Short problem: Return precisely the span of lines from the top of the material below to the line containing "10000, 20000, 30000];", both included. Pictures are excluded.

Recorded data:
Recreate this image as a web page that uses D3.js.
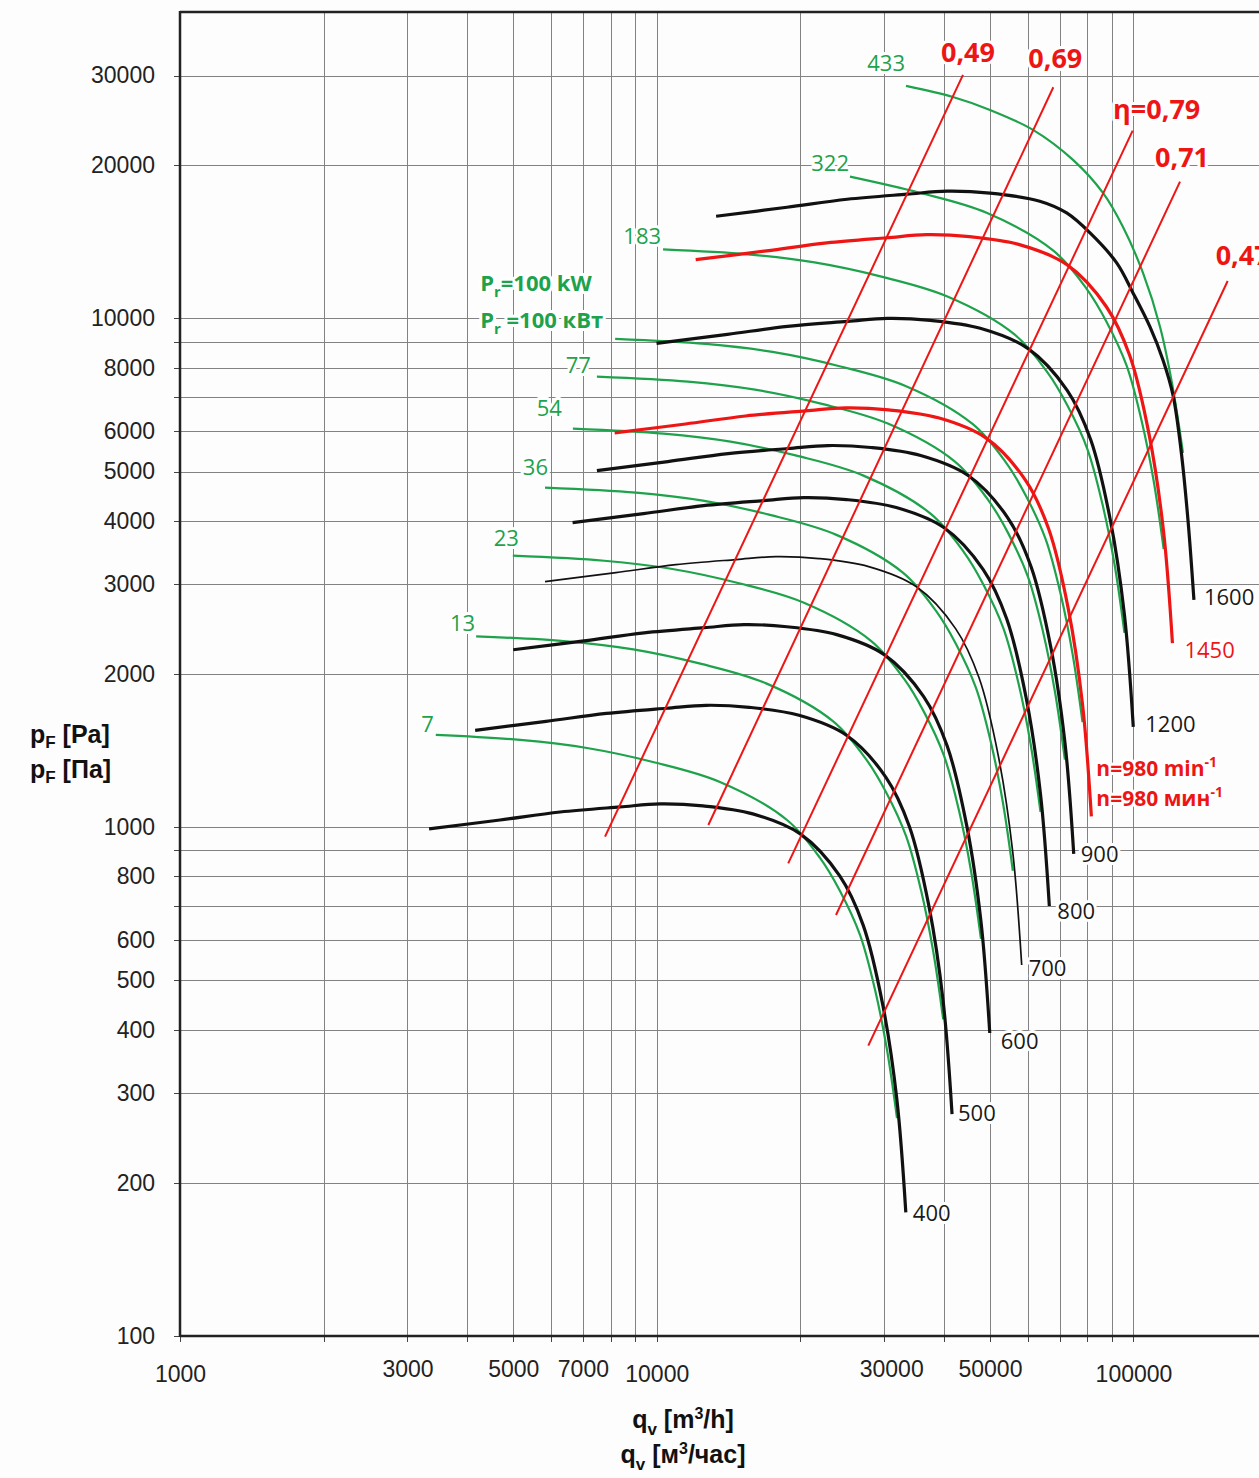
<!DOCTYPE html>
<meta charset="utf-8">
<style>
body { margin: 0; background: #fdfdfd; }
svg { display: block; }
.grid line { stroke: #828282; stroke-width: 1; shape-rendering: crispEdges; }
.grid path, .axis path { display: none; }
.axis line { stroke: #444; stroke-width: 1; shape-rendering: crispEdges; }
.axis text { font: 23px 'Liberation Sans', Arial, sans-serif; fill: #222; }
.curve { fill: none; stroke-linejoin: round; }
.lbl { font-family: 'Open Sans', sans-serif; paint-order: stroke; stroke: #fff; stroke-width: 6px; stroke-linejoin: round; }
.title { font: bold 25px 'Liberation Sans', Arial, sans-serif; fill: #111; }
</style>
<body>
<script src="https://cdnjs.cloudflare.com/ajax/libs/d3/7.8.5/d3.min.js"></script>
<script>
// tick labels shown on the axes
var xTickLabels = [1000, 3000, 5000, 7000, 10000, 30000, 50000, 100000];
var yTickLabels = [100, 200, 300, 400, 500, 600, 800, 1000, 2000, 3000, 4000, 5000, 6000, 8000, 10000, 20000, 30000];

// fan curves, q [m3/h] and p [Pa], one pair per speed (min-1)
var q400 = [3330, 4690, 6270, 8380, 10160, 12500, 15900, 20000, 24200, 27100, 29800, 31900, 33300];
var p400 = [992, 1033, 1071, 1096, 1111, 1101, 1062, 970, 802, 642, 447, 291, 175];
var q500 = [4160, 5860, 7840, 10480, 12700, 15630, 19880, 25000, 30250, 33880, 37250, 39880, 41630];
var p500 = [1550, 1614, 1673, 1713, 1736, 1720, 1659, 1516, 1253, 1003, 698, 455, 273];
var q600 = [5000, 7040, 9410, 12570, 15240, 18750, 23850, 30000, 36300, 40650, 44700, 47850, 49950];
var p600 = [2232, 2324, 2410, 2466, 2500, 2477, 2390, 2183, 1805, 1445, 1006, 655, 394];
var q700 = [5830, 8210, 10970, 14670, 17780, 21880, 27830, 35000, 42350, 47430, 52150, 55830, 58280];
var p700 = [3038, 3164, 3280, 3357, 3402, 3372, 3252, 2971, 2456, 1966, 1369, 891, 536];
var q800 = [6660, 9380, 12540, 16760, 20320, 25000, 31800, 40000, 48400, 54200, 59600, 63800, 66600];
var p800 = [3968, 4132, 4284, 4384, 4444, 4404, 4248, 3880, 3208, 2568, 1788, 1164, 700];
var q900 = [7490, 10550, 14110, 18860, 22860, 28130, 35780, 45000, 54450, 60980, 67050, 71780, 74930];
var p900 = [5022, 5230, 5422, 5549, 5624, 5574, 5376, 4911, 4060, 3250, 2263, 1473, 886];
var q980 = [8160, 11490, 15360, 20530, 24890, 30630, 38960, 49000, 59290, 66400, 73010, 78160, 81590];
var p980 = [5954, 6200, 6429, 6579, 6669, 6609, 6375, 5822, 4814, 3854, 2683, 1747, 1050];
var q1200 = [9990, 14070, 18810, 25140, 30480, 37500, 47700, 60000, 72600, 81300, 89400, 95700, 99900];
var p1200 = [8930, 9300, 9640, 9860, 10000, 9910, 9560, 8730, 7220, 5780, 4020, 2620, 1575];
var q1450 = [12070, 17000, 22730, 30380, 36830, 45310, 57640, 72500, 87730, 98240, 108000, 115600, 120700];
var p1450 = [13040, 13570, 14070, 14400, 14600, 14470, 13960, 12750, 10540, 8440, 5870, 3820, 2300];
var q1600 = [13320, 18760, 25080, 33520, 40640, 50000, 63600, 72420, 81070, 92210, 99760, 108300, 115300, 121000, 125800, 130100, 133900];
var p1600 = [15870, 16530, 17140, 17540, 17780, 17620, 16990, 16110, 14720, 12850, 11220, 9618, 8283, 7071, 5513, 4016, 2796];

// shaft power curves (kW), drawn on the same q/p grid
var g7q = [3440, 5170, 7140, 9820, 13570, 18760, 22000, 24230, 26690, 28700, 30410, 31910];
var g7p = [1518, 1484, 1431, 1343, 1227, 1033, 870, 749, 614, 479, 365, 268];
var g13q = [4180, 6460, 8930, 12280, 16960, 23450, 27500, 30290, 33360, 35880, 38010, 39890];
var g13p = [2372, 2319, 2236, 2098, 1917, 1614, 1359, 1170, 959, 748, 570, 419];
var g23q = [4990, 7760, 10710, 14730, 20360, 28140, 33000, 36350, 40040, 43050, 45620, 47870];
var g23p = [3416, 3339, 3220, 3022, 2761, 2324, 1958, 1685, 1382, 1078, 821, 603];
var g36q = [5830, 9050, 12500, 17190, 23750, 32830, 38500, 42400, 46710, 50230, 53220, 55840];
var g36p = [4649, 4545, 4382, 4113, 3758, 3164, 2664, 2294, 1880, 1467, 1118, 821];
var g54q = [6670, 10340, 14280, 19640, 27140, 37520, 44000, 48460, 53380, 57400, 60820, 63820];
var g54p = [6072, 5936, 5724, 5372, 4908, 4132, 3480, 2996, 2456, 1916, 1460, 1072];
var g77q = [7490, 11630, 16070, 22100, 30530, 42210, 49500, 54520, 60050, 64580, 68420, 71800];
var g77p = [7685, 7513, 7244, 6799, 6212, 5230, 4404, 3792, 3108, 2425, 1848, 1357];
var g100q = [8180, 12670, 17490, 24060, 33250, 45960, 53900, 59360, 65390, 70320, 74510, 78180];
var g100p = [9112, 8908, 8590, 8061, 7365, 6201, 5222, 4496, 3686, 2875, 2191, 1609];
var g183q = [10310, 15510, 21420, 29460, 40710, 56280, 66000, 72690, 80070, 86100, 91230, 95730];
var g183p = [13660, 13360, 12880, 12090, 11040, 9300, 7830, 6740, 5530, 4310, 3290, 2410];
var g322q = [25430, 35600, 49190, 68010, 79750, 87830, 96750, 104000, 110200, 115700];
var g322p = [18990, 17650, 16120, 13570, 11430, 9840, 8070, 6290, 4800, 3520];
var g433q = [33330, 41820, 50000, 61550, 74670, 86300, 95060, 104700, 113700, 120400, 127000];
var g433p = [28630, 27230, 25680, 23460, 20480, 17640, 15120, 12280, 9620, 7470, 5440];

// efficiency lines (start / end)
var effNames = ["0,49", "0,69", "η=0,79", "0,71", "0,47"];
var effQ = [[7790, 43890], [12830, 67890], [18870, 99610], [23770, 125200], [27780, 157600]];
var effP = [[958, 30090], [1010, 28460], [849, 23380], [672, 18560], [372, 11840]];

var RED = "#ee1515", GREEN = "#1ea24b", BLACK = "#111";
var W = 1259, H = 1478;
var plotL = 180, plotT = 12, plotB = 1336;

var x = d3.scaleLog().domain([1000, 200000]).range([plotL, 1277]);
var y = d3.scaleLog().domain([100, 40000]).range([plotB, plotT]);

var svg = d3.select("body").append("svg")
	.attr("width", W)
	.attr("height", H);

var xGrid = [], yGrid = [];
[1000, 10000, 100000].forEach(function(d) { for (var m = 1; m < 10; m++) xGrid.push(m * d); });
[100, 1000, 10000].forEach(function(d) { for (var m = 1; m < 10; m++) if (m * d < 40000) yGrid.push(m * d); });

// gridlines
svg.append("g")
	.attr("class", "grid")
	.attr("transform", "translate(0," + plotB + ")")
	.call(d3.axisBottom(x).tickValues(xGrid).tickSize(-(plotB - plotT)).tickFormat(""));
svg.append("g")
	.attr("class", "grid")
	.attr("transform", "translate(" + plotL + ",0)")
	.call(d3.axisLeft(y).tickValues(yGrid).tickSize(-(W - plotL)).tickFormat(""));

// axes with short ticks and labels
var xAxis = svg.append("g")
	.attr("class", "axis")
	.attr("transform", "translate(0," + plotB + ")")
	.call(d3.axisBottom(x).tickValues(xGrid).tickSize(6).tickPadding(19)
		.tickFormat(function(d) { return xTickLabels.indexOf(d) >= 0 ? d : ""; }));
xAxis.selectAll("text")
	.attr("y", function(d) { return (d === 1000 || d === 10000 || d === 100000) ? 30 : 25; })
	.attr("dx", function(d) { return d === 30000 ? 7 : 0; });

svg.append("g")
	.attr("class", "axis")
	.attr("transform", "translate(" + plotL + ",0)")
	.call(d3.axisLeft(y).tickValues(yGrid).tickSize(6).tickPadding(19)
		.tickFormat(function(d) { return yTickLabels.indexOf(d) >= 0 ? d : ""; }));

// frame
svg.append("line").attr("x1", plotL).attr("x2", plotL).attr("y1", plotT - 1).attr("y2", plotB + 1)
	.style("stroke", "#222").style("stroke-width", 2.5);
svg.append("line").attr("x1", plotL).attr("x2", W).attr("y1", plotT).attr("y2", plotT)
	.style("stroke", "#222").style("stroke-width", 2.5);
svg.append("line").attr("x1", plotL).attr("x2", W).attr("y1", plotB).attr("y2", plotB)
	.style("stroke", "#222").style("stroke-width", 2.5);

var line = d3.line()
	.x(function(d) { return x(d[0]); })
	.y(function(d) { return y(d[1]); })
	.curve(d3.curveCatmullRom.alpha(0.5));

// power curves
var powers = [
	{ P: "7", q: g7q, p: g7p, dx: -2, dy: -11 },
	{ P: "13", q: g13q, p: g13p, dx: -1, dy: -13 },
	{ P: "23", q: g23q, p: g23p, dx: 6, dy: -18 },
	{ P: "36", q: g36q, p: g36p, dx: 3, dy: -21 },
	{ P: "54", q: g54q, p: g54p, dx: -11, dy: -21 },
	{ P: "77", q: g77q, p: g77p, dx: -6, dy: -11 },
	{ P: "", q: g100q, p: g100p, dx: 0, dy: 0 },
	{ P: "183", q: g183q, p: g183p, dx: -2, dy: -13 },
	{ P: "322", q: g322q, p: g322p, dx: -1, dy: -14 },
	{ P: "433", q: g433q, p: g433p, dx: -1, dy: -23 }
];
powers.forEach(function(c) {
	svg.append("path")
		.attr("class", "curve")
		.attr("d", line(d3.zip(c.q, c.p)))
		.style("stroke", GREEN)
		.style("stroke-width", 2.2);
});

// fan curves
var fans = [
	{ n: 400, q: q400, p: p400, color: BLACK, w: 3.2, dx: 7, dy: 1 },
	{ n: 500, q: q500, p: p500, color: BLACK, w: 3.2, dx: 6, dy: -1 },
	{ n: 600, q: q600, p: p600, color: BLACK, w: 3.2, dx: 11, dy: 8 },
	{ n: 700, q: q700, p: p700, color: BLACK, w: 1.7, dx: 7, dy: 3 },
	{ n: 800, q: q800, p: p800, color: BLACK, w: 3.2, dx: 8, dy: 5 },
	{ n: 900, q: q900, p: p900, color: BLACK, w: 3.2, dx: 7, dy: 0 },
	{ n: 980, q: q980, p: p980, color: RED, w: 3.2, dx: 0, dy: 0 },
	{ n: 1200, q: q1200, p: p1200, color: BLACK, w: 3.2, dx: 12, dy: -3 },
	{ n: 1450, q: q1450, p: p1450, color: RED, w: 3.2, dx: 12, dy: 7 },
	{ n: 1600, q: q1600, p: p1600, color: BLACK, w: 3.2, dx: 10, dy: -3 }
];
fans.forEach(function(c) {
	svg.append("path")
		.attr("class", "curve")
		.attr("d", line(d3.zip(c.q, c.p)))
		.style("stroke", c.color)
		.style("stroke-width", c.w);
});

// efficiency lines
var effOff = [[5, -23], [2, -29], [24, -21], [2, -24], [15, -26]];
effNames.forEach(function(name, i) {
	svg.append("path")
		.attr("class", "curve")
		.attr("d", line(d3.zip(effQ[i], effP[i])))
		.style("stroke", RED)
		.style("stroke-width", 2);
});

// labels
powers.forEach(function(c) {
	if (!c.P) return;
	svg.append("text")
		.attr("class", "lbl")
		.attr("x", x(c.q[0]) + c.dx)
		.attr("y", y(c.p[0]) + c.dy)
		.attr("dy", "0.36em")
		.attr("text-anchor", "end")
		.style("font-size", "22px")
		.style("fill", GREEN)
		.text(c.P);
});

fans.forEach(function(c) {
	if (c.n === 980) return;
	var last = c.q.length - 1;
	svg.append("text")
		.attr("class", "lbl")
		.attr("x", x(c.q[last]) + c.dx)
		.attr("y", y(c.p[last]) + c.dy)
		.attr("dy", "0.36em")
		.style("font-size", "22px")
		.style("fill", c.color === RED ? RED : "#1a1a1a")
		.text(c.n);
});

effNames.forEach(function(name, i) {
	svg.append("text")
		.attr("class", "lbl")
		.attr("x", x(effQ[i][1]) + effOff[i][0])
		.attr("y", y(effP[i][1]) + effOff[i][1])
		.attr("dy", "0.36em")
		.attr("text-anchor", "middle")
		.style("font-size", "27px")
		.style("font-weight", "bold")
		.style("fill", RED)
		.text(name);
});

// n = 980 label beside the red curve end
var e980x = x(q980[q980.length - 1]), e980y = y(p980[p980.length - 1]);
["min", "мин"].forEach(function(u, i) {
	var t = svg.append("text")
		.attr("class", "lbl")
		.attr("x", e980x + 5)
		.attr("y", e980y - 40 + i * 30)
		.style("font-size", "21px")
		.style("font-weight", "bold")
		.style("fill", RED);
	t.append("tspan").text("n=980 " + u);
	t.append("tspan").attr("dy", -9).style("font-size", "14px").text("-1");
});

// P = 100 kW label for the power curve of n = 980
var s100x = x(g100q[0]), s100y = y(g100p[0]);
["=100 kW", " =100 кВт"].forEach(function(u, i) {
	var t = svg.append("text")
		.attr("class", "lbl")
		.attr("x", s100x - 135)
		.attr("y", s100y - 48 + i * 37)
		.style("font-size", "22px")
		.style("font-weight", "bold")
		.style("fill", GREEN);
	t.append("tspan").text("P");
	t.append("tspan").attr("dy", 6).style("font-size", "15px").text("r");
	t.append("tspan").attr("dy", -6).text(u);
});

// axis titles
function yTitle(unit, ty) {
	var t = svg.append("text").attr("class", "title").attr("x", 30).attr("y", ty);
	t.append("tspan").text("p");
	t.append("tspan").attr("dy", 5).style("font-size", "17px").text("F");
	t.append("tspan").attr("dy", -5).text(" [" + unit + "]");
}
yTitle("Pa", 743);
yTitle("Па", 778);

function xTitle(pre, unit, ty) {
	var t = svg.append("text").attr("class", "title").attr("x", 683).attr("y", ty).attr("text-anchor", "middle");
	t.append("tspan").text("q");
	t.append("tspan").attr("dy", 7).style("font-size", "17px").text("v");
	t.append("tspan").attr("dy", -7).text(pre);
	t.append("tspan").attr("dy", -9).style("font-size", "16px").text("3");
	t.append("tspan").attr("dy", 9).text(unit);
}
xTitle("  [m", "/h]", 1428);
xTitle(" [м", "/час]", 1463);
</script>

Completed task:
Recreate this image as a web page that uses D3.js.
<!DOCTYPE html>
<meta charset="utf-8">
<style>
body { margin: 0; background: #fdfdfd; }
svg { display: block; }
.grid line { stroke: #828282; stroke-width: 1; shape-rendering: crispEdges; }
.grid path, .axis path { display: none; }
.axis line { stroke: #444; stroke-width: 1; shape-rendering: crispEdges; }
.axis text { font: 23px 'Liberation Sans', Arial, sans-serif; fill: #222; }
.curve { fill: none; stroke-linejoin: round; }
.lbl { font-family: 'Open Sans', sans-serif; paint-order: stroke; stroke: #fff; stroke-width: 6px; stroke-linejoin: round; }
.title { font: bold 25px 'Liberation Sans', Arial, sans-serif; fill: #111; }
</style>
<body>
<script src="https://cdnjs.cloudflare.com/ajax/libs/d3/7.8.5/d3.min.js"></script>
<script>
// tick labels shown on the axes
var xTickLabels = [1000, 3000, 5000, 7000, 10000, 30000, 50000, 100000];
var yTickLabels = [100, 200, 300, 400, 500, 600, 800, 1000, 2000, 3000, 4000, 5000, 6000, 8000, 10000, 20000, 30000];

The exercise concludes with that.